Training mode	Memory Required	Example GPU
Fine-Tuning (LoRA)	> 46 GB	A6000(48G)
Fine-Tuning (Full)	> 100 GB	2A100 (80GB) / 2H100

If your GPU memory is insufficient, please set the fsdp_devices parameter according to the following GPU memory reference, or reduce the batch_size parameter. Or you can try setting XLA_PYTHON_CLIENT_PREALLOCATE=false in finetune.sh, it will cost lower gpu memory, but make training speed slower.

The default batch_size is 32 in the table below.

GPU memory	Model type	GPU num	fsdp_devices	Example GPU
24G	lora	2	2	4090(24G)
40G	lora	2	2	A100(40G)
48G	lora	1	1	A6000(48G)
40G	full	4	4	A100(40G)
80G	full	2	2	A100(80G)

6. Eval on RoboTwin¶

Checkpoints will be saved in policy/pi0/checkpoints/${train_config_name}/$}/${checkpoint_id

You can modify the deploy_policy.yml file to change the checkpoint_id you want to evaluate.

# ckpt_path like: policy/pi0/checkpoints/pi0_base_aloha_robotwin_full/demo_clean/30000
bash eval.sh ${task_name} ${task_config} ${train_config_name} ${model_name} ${seed} ${gpu_id}
# bash eval.sh beat_block_hammer demo_clean pi0_base_aloha_robotwin_full demo_clean 0 0
# This command trains the policy using the `demo_clean` setting ($model_name)
# and evaluates it using the same `demo_clean` setting ($task_config).

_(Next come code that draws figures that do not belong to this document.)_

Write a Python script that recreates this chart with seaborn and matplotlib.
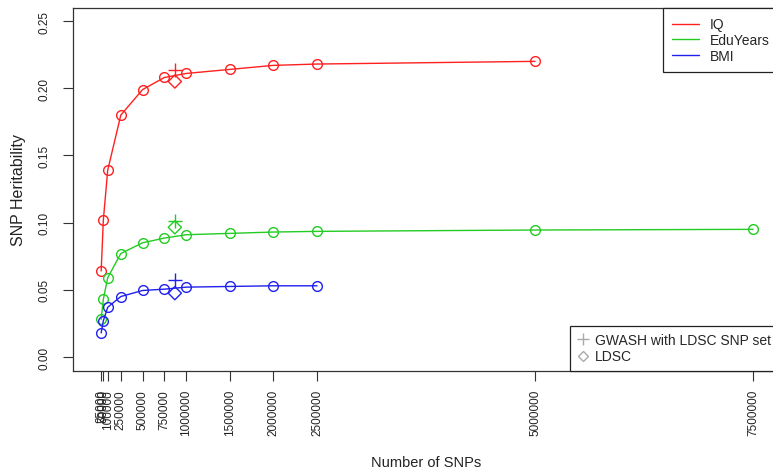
import matplotlib
matplotlib.use("Agg")
import matplotlib.pyplot as plt
import seaborn as sns
import pandas as pd
from matplotlib.lines import Line2D

# ---- data ----
iq_snps = [25000, 50000, 100000, 250000, 500000, 750000, 1000000, 1500000, 2000000, 2500000, 5000000]
iq_h2 = [0.064, 0.102, 0.139, 0.180, 0.199, 0.208, 0.211, 0.214, 0.217, 0.218, 0.220]

edu_snps = [25000, 50000, 100000, 250000, 500000, 750000, 1000000, 1500000, 2000000, 2500000, 5000000, 7500000]
edu_h2 = [0.028, 0.043, 0.059, 0.077, 0.085, 0.0885, 0.091, 0.092, 0.093, 0.0935, 0.0945, 0.095]

bmi_snps = [25000, 50000, 100000, 250000, 500000, 750000, 1000000, 1500000, 2000000, 2500000]
bmi_h2 = [0.018, 0.027, 0.037, 0.045, 0.0495, 0.0505, 0.052, 0.0525, 0.053, 0.053]

ldsc_nsnp = 870000
traits = ["IQ", "EduYears", "BMI"]
gwash_ldsc_set = [0.2135, 0.1015, 0.0575]
ldsc_h2 = [0.205, 0.0965, 0.0475]

x_ticks = [25000, 50000, 100000, 250000, 500000, 750000, 1000000, 1500000,
           2000000, 2500000, 5000000, 7500000]
y_ticks = [0.00, 0.05, 0.10, 0.15, 0.20, 0.25]

colors = {"IQ": "#FF2020", "EduYears": "#22CC22", "BMI": "#2020EE"}

curves = pd.concat([
    pd.DataFrame({"snps": iq_snps, "h2": iq_h2, "trait": "IQ"}),
    pd.DataFrame({"snps": edu_snps, "h2": edu_h2, "trait": "EduYears"}),
    pd.DataFrame({"snps": bmi_snps, "h2": bmi_h2, "trait": "BMI"}),
], ignore_index=True)
extra = pd.DataFrame({"trait": traits, "snps": [ldsc_nsnp] * 3,
                      "gwash": gwash_ldsc_set, "ldsc": ldsc_h2})

sns.set_style("white")
plt.rcParams["font.family"] = ["Liberation Sans", "DejaVu Sans"]

W, H = 773, 477
fig = plt.figure(figsize=(W / 100, H / 100), dpi=100)
l, r, t, b = 73, 779, 9, 372
ax = fig.add_axes([l / W, 1 - b / H, (r - l) / W, (b - t) / H])

for tr in traits:
    d = curves[curves.trait == tr]
    sns.lineplot(data=d, x="snps", y="h2", ax=ax, color=colors[tr], lw=1.0,
                 marker="o", markersize=7, markerfacecolor="none",
                 markeredgecolor=colors[tr], markeredgewidth=1.0,
                 sort=False, legend=False)

for i, tr in enumerate(traits):
    row = extra.iloc[[i]]
    sns.scatterplot(data=row, x="snps", y="gwash", ax=ax, marker="+", s=90,
                    color=colors[tr], linewidth=1.0, legend=False)
    sns.scatterplot(data=row, x="snps", y="ldsc", ax=ax, marker="D", s=45,
                    facecolor="none", edgecolor=colors[tr], linewidth=1.0,
                    legend=False)

ax.set_xlim(-298000, 7798000)
ax.set_ylim(-0.0104, 0.2597)
ax.set_xticks(x_ticks)
ax.set_xticklabels([str(v) for v in x_ticks], rotation=90, fontsize=8.5)
ax.set_yticks(y_ticks)
ax.set_yticklabels([f"{v:.2f}" for v in y_ticks], rotation=90, va="center",
                   fontsize=8.5)
ax.tick_params(axis="both", direction="out", length=7, width=0.8,
               color="#333333", labelcolor="#222222", bottom=True, left=True)
ax.tick_params(axis="x", pad=6)
ax.tick_params(axis="y", pad=9)
for s in ax.spines.values():
    s.set_color("#333333")
    s.set_linewidth(0.9)
ax.set_xlabel("Number of SNPs", fontsize=10.5, labelpad=14, color="#222222")
ax.set_ylabel("SNP Heritability", fontsize=11.5, labelpad=9, color="#222222")

h1 = [Line2D([0], [0], color=colors[tr], lw=1.0) for tr in traits]
leg1 = ax.legend(h1, traits, loc="upper right", bbox_to_anchor=(1.0, 1.0),
                 borderaxespad=0, fancybox=False, edgecolor="#222222",
                 fontsize=10, handlelength=1.9, handletextpad=0.8,
                 labelspacing=0.12, borderpad=0.68, framealpha=1)
leg1.get_frame().set_linewidth(0.9)
ax.add_artist(leg1)

h2 = [Line2D([0], [0], marker="+", color="#AAAAAA", lw=0, markersize=8),
      Line2D([0], [0], marker="D", color="#AAAAAA", lw=0, markersize=5,
             markerfacecolor="none")]
leg2 = ax.legend(h2, ["GWASH with LDSC SNP set", "LDSC"], loc="lower right",
                 bbox_to_anchor=(1.0, 0.0), borderaxespad=0, fancybox=False,
                 edgecolor="#222222", fontsize=10, handlelength=0.7,
                 handletextpad=0.55, labelspacing=0.15, borderpad=0.55,
                 framealpha=1)
leg2.get_frame().set_linewidth(0.9)

fig.savefig("out.png", dpi=100)
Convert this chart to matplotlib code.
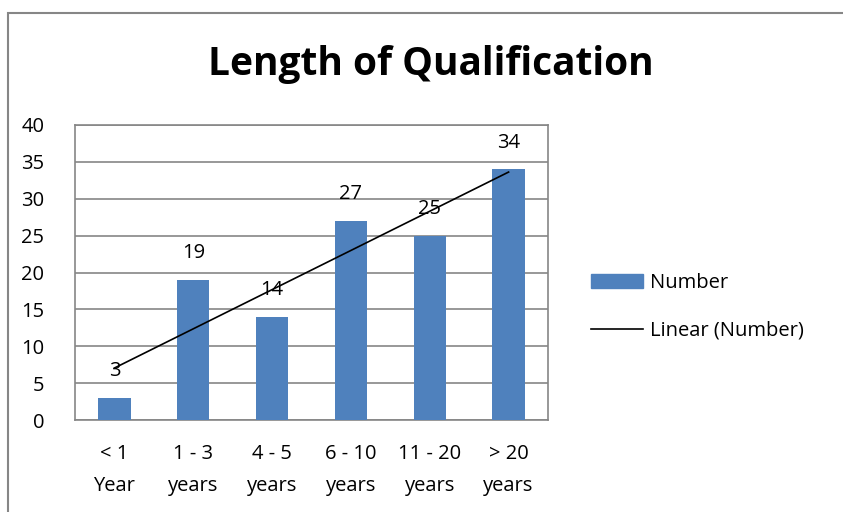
import matplotlib.pyplot as plt
import numpy as np
from matplotlib.patches import Rectangle
from matplotlib.lines import Line2D

categories = ['< 1\nYear', '1 - 3\nyears', '4 - 5\nyears', '6 - 10\nyears', '11 - 20\nyears', '> 20\nyears']
values = [3, 19, 14, 27, 25, 34]

plt.rcParams['font.family'] = ['Open Sans', 'DejaVu Sans']
fs = 14.5

fig = plt.figure(figsize=(8.43, 5.12), dpi=100)
fig.patches.append(Rectangle((8 / 843, -0.1), 1.2, (512 - 13) / 512 + 0.1,
                             transform=fig.transFigure, fill=False,
                             edgecolor='#868686', linewidth=1.5))

ax = fig.add_axes([75 / 843, 92 / 512, 473 / 843, 295 / 512])
x = np.arange(len(values))
ax.bar(x, values, width=0.41, color='#4F81BD', zorder=3)

for xi, v in zip(x, values):
    ax.text(xi, v + 3.6, str(v), ha='center', va='center', fontsize=fs)

# linear trend
k, b = np.polyfit(x + 1, values, 1)
ax.plot(x, k * (x + 1) + b, color='black', linewidth=1.2, zorder=4)

ax.set_xlim(-0.5, len(values) - 0.5)
ax.set_ylim(0, 40)
ax.set_yticks(range(0, 41, 5))
ax.set_xticks(x)
ax.set_xticklabels(categories, fontsize=fs, linespacing=1.85)
ax.tick_params(axis='y', labelsize=fs, length=0, pad=22)
ax.tick_params(axis='x', length=0, pad=17)
ax.grid(axis='y', color='#868686', linewidth=1.2, zorder=0)
for s in ax.spines.values():
    s.set_color('#868686')
    s.set_linewidth(1.2)

fig.text(431 / 843, 1 - 65 / 512, 'Length of Qualification', ha='center', va='center',
         fontsize=28, fontweight='bold')

handles = [Rectangle((0, 0), 1, 1, color='#4F81BD'),
           Line2D([0], [0], color='black', linewidth=1.2)]
fig.legend(handles, ['Number', 'Linear (Number)'], loc='center left',
           bbox_to_anchor=(573 / 843, 1 - 307 / 512), frameon=False,
           fontsize=fs, handlelength=2.6, handleheight=0.7, labelspacing=1.35,
           handletextpad=0.3)

fig.savefig('out.png', dpi=100)
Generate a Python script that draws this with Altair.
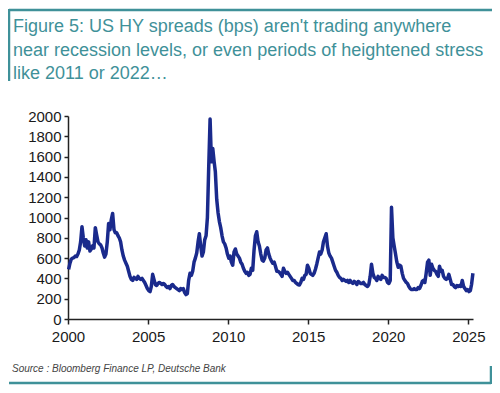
import altair as alt
import pandas as pd

# Monthly US HY spreads (bps)
y2000 = [490, 550, 590, 600, 605, 620, 615, 640, 680, 760, 910, 800]
y2001 = [720, 780, 700, 760, 670, 690, 720, 700, 900, 830, 760, 740]
y2002 = [730, 700, 650, 610, 640, 760, 940, 880, 980, 1040, 880, 850]
y2003 = [850, 820, 800, 760, 680, 620, 580, 550, 520, 470, 420, 390]
y2004 = [380, 410, 400, 390, 420, 400, 390, 400, 380, 360, 330, 300]
y2005 = [280, 270, 320, 440, 390, 340, 330, 350, 360, 350, 340, 350]
y2006 = [340, 320, 310, 320, 300, 330, 340, 320, 310, 300, 290, 280]
y2007 = [300, 290, 300, 260, 240, 250, 380, 450, 430, 470, 560, 600]
y2008 = [650, 760, 840, 720, 620, 660, 780, 820, 1000, 1500, 1970, 1550]
y2009 = [1680, 1550, 1450, 1180, 1050, 960, 900, 820, 760, 740, 700, 640]
y2010 = [600, 620, 560, 530, 660, 690, 640, 620, 600, 560, 540, 500]
y2011 = [470, 450, 460, 430, 440, 500, 480, 680, 820, 860, 760, 720]
y2012 = [640, 580, 570, 600, 680, 700, 640, 600, 570, 550, 560, 520]
y2013 = [470, 470, 460, 440, 420, 500, 470, 450, 460, 440, 420, 400]
y2014 = [380, 380, 360, 350, 340, 335, 360, 400, 390, 430, 440, 530]
y2015 = [500, 450, 440, 430, 450, 490, 540, 600, 660, 640, 680, 760]
y2016 = [800, 840, 720, 650, 620, 600, 560, 520, 480, 460, 430, 410]
y2017 = [400, 380, 390, 380, 370, 380, 360, 380, 360, 350, 370, 360]
y2018 = [340, 370, 360, 350, 350, 360, 340, 330, 320, 340, 420, 540]
y2019 = [450, 410, 400, 380, 420, 400, 390, 430, 410, 410, 400, 360]
y2020 = [350, 380, 1100, 800, 720, 640, 560, 510, 530, 520, 450, 400]
y2021 = [380, 360, 350, 320, 300, 290, 290, 300, 290, 290, 310, 300]
y2022 = [330, 370, 380, 360, 450, 560, 580, 430, 540, 500, 480, 470]
y2023 = [440, 420, 520, 470, 480, 420, 400, 390, 400, 440, 390, 340]
y2024 = [340, 320, 310, 330, 320, 330, 320, 380, 320, 300, 280, 290]
y2025 = [270, 280, 340, 450]

x_tick_years = [2000, 2005, 2010, 2015, 2020, 2025]
y_ticks = [0, 200, 400, 600, 800, 1000, 1200, 1400, 1600, 1800, 2000]

title_lines = [
    "Figure 5: US HY spreads (bps) aren't trading anywhere",
    "near recession levels, or even periods of heightened stress",
    "like 2011 or 2022…",
]
source_text = "Source : Bloomberg Finance LP, Deutsche Bank"

values = (y2000 + y2001 + y2002 + y2003 + y2004 + y2005 + y2006 + y2007 + y2008
          + y2009 + y2010 + y2011 + y2012 + y2013 + y2014 + y2015 + y2016 + y2017
          + y2018 + y2019 + y2020 + y2021 + y2022 + y2023 + y2024 + y2025)
dates = pd.date_range("2000-01-01", periods=len(values), freq="MS") + pd.Timedelta(days=14)
df = pd.DataFrame({"date": dates, "spread": values})

TEAL = "#3f9199"
AXIS = "#222222"
FONT = "Liberation Sans"

line = alt.Chart(df).mark_line(color="#1a2a8c", strokeWidth=3.5, strokeJoin="round").encode(
    x=alt.X(
        "date:T",
        scale=alt.Scale(domain=[alt.DateTime(year=2000, month=1, date=1),
                                alt.DateTime(year=2025, month=4, date=17)]),
        axis=alt.Axis(
            values=[alt.DateTime(year=y, month=1, date=1) for y in x_tick_years],
            format="%Y", title=None, grid=False, tickSize=5, labelPadding=5,
            labelFlush=False,
        ),
    ),
    y=alt.Y(
        "spread:Q",
        scale=alt.Scale(domain=[0, 2000], nice=False),
        axis=alt.Axis(values=y_ticks, format="d", title=None, grid=False,
                      tickSize=4, labelPadding=3),
    ),
)

one = pd.DataFrame({"a": [0]})

def hrule(x1, x2, y):
    return alt.Chart(one).mark_rule(color=TEAL, strokeWidth=2.5, clip=False).encode(
        x=alt.value(x1), x2=alt.value(x2), y=alt.value(y))

def vrule(x, y1, y2):
    return alt.Chart(one).mark_rule(color=TEAL, strokeWidth=2.5, clip=False).encode(
        x=alt.value(x), y=alt.value(y1), y2=alt.value(y2))

frame = [
    hrule(-59, 425, -106),
    vrule(-59, -107, -35),
    hrule(-59, 423, 267),
    vrule(423, 250, 268),
]

titles = [
    alt.Chart(one).mark_text(
        text=t, align="left", baseline="middle", font=FONT, fontSize=18,
        color=TEAL, clip=False,
    ).encode(x=alt.value(-55), y=alt.value(yy))
    for t, yy in zip(title_lines, [-89, -65.5, -42])
]

source = alt.Chart(one).mark_text(
    text=source_text, align="left", baseline="middle", font=FONT, fontSize=10,
    fontStyle="italic", color="#444444", clip=False,
).encode(x=alt.value(-56), y=alt.value(253))

chart = alt.layer(line, *frame, *titles, source).properties(
    width=405, height=203,
    autosize=alt.AutoSizeParams(type="none"),
    padding={"left": 60, "top": 108, "right": 19, "bottom": 66},
    background="white",
).configure_view(stroke=None).configure_axis(
    domainColor=AXIS, domainWidth=1.5, tickColor=AXIS, tickWidth=1.5,
    labelFont=FONT, labelFontSize=15, labelColor="#1a1a1a",
)

chart.save("out.html", embed_options={"renderer": "svg", "actions": False})
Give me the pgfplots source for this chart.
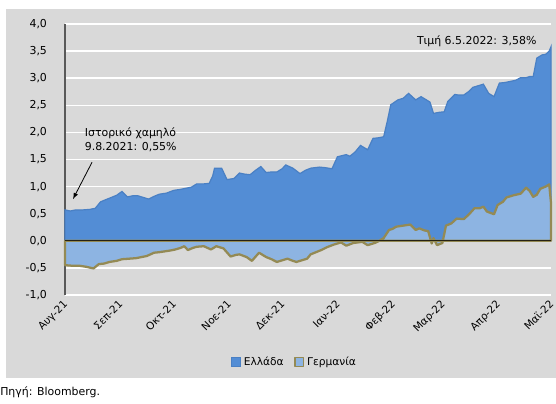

# To evaluate a policy trained on the `demo_clean` setting and tested on the `demo_randomized` setting, run:
# bash eval.sh beat_block_hammer demo_randomized pi0_base_aloha_robotwin_full demo_clean 0 0

The evaluation results, including videos, will be saved in the eval_result directory under the project root.